• _Exercise objective_
Comb the records below for the string "Apache" and copy each line where it turns up.

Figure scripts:
☆ ☆ ☆ ☆
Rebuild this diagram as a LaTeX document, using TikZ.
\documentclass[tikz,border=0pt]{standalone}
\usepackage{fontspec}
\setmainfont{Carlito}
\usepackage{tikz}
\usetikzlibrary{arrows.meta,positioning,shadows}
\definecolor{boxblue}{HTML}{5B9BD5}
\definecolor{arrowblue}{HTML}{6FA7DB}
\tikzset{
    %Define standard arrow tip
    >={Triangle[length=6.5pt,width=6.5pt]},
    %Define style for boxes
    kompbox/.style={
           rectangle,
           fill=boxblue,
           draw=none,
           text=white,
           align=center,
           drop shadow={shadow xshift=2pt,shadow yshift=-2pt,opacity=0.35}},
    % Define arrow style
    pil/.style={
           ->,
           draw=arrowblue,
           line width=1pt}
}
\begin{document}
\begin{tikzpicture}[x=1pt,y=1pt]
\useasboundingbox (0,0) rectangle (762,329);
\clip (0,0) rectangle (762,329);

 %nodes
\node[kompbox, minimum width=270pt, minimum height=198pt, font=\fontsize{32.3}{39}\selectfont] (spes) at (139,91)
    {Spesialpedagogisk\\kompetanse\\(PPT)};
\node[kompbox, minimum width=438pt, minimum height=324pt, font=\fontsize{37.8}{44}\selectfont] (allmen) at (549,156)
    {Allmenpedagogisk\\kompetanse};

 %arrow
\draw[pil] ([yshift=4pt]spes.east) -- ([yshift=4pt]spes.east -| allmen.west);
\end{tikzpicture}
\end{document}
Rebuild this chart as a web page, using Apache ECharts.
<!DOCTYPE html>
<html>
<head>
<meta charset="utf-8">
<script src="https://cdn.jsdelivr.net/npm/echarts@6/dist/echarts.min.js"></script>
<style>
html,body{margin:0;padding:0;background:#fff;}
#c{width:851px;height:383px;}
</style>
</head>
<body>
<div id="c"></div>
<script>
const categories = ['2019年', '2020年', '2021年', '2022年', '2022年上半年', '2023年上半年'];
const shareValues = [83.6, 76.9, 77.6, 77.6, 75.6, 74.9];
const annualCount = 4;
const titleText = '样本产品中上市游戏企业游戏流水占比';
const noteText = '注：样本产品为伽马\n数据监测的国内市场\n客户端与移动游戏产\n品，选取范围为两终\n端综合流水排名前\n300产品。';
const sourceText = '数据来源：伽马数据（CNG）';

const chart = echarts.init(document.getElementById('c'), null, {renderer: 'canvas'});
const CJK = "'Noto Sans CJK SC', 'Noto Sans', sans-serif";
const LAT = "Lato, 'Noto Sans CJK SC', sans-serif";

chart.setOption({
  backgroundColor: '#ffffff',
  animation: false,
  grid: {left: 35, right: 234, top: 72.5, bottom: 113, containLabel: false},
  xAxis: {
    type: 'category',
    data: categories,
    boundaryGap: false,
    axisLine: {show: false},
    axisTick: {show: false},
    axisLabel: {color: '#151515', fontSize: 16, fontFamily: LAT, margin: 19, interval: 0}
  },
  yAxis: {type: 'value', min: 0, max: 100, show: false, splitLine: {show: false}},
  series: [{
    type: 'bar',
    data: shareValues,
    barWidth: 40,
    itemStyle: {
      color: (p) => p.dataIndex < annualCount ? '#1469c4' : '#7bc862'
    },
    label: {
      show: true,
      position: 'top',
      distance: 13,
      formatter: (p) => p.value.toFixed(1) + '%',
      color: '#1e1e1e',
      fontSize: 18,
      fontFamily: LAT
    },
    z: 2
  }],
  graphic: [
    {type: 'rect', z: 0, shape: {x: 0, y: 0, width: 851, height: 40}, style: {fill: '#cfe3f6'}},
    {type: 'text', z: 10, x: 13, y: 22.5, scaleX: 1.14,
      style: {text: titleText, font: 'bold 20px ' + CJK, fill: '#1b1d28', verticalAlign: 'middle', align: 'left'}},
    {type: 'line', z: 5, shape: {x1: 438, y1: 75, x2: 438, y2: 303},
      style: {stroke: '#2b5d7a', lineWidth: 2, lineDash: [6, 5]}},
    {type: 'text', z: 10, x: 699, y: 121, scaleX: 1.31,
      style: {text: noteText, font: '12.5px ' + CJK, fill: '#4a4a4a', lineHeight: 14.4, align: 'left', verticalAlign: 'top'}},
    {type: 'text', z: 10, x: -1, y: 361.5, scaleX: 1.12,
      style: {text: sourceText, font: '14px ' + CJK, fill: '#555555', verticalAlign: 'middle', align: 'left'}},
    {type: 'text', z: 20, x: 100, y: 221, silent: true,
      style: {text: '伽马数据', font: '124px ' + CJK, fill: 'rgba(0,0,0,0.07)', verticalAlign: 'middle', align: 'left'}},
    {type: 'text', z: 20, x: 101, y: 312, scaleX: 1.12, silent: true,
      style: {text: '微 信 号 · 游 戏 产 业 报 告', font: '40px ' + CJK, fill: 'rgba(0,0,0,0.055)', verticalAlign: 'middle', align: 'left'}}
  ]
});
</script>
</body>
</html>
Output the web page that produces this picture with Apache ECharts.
☆ ☆ ☆ ☆
• _Exercise solution_
Rebuild this chart as a web page, using Apache ECharts.
Output the web page that produces this picture with Apache ECharts.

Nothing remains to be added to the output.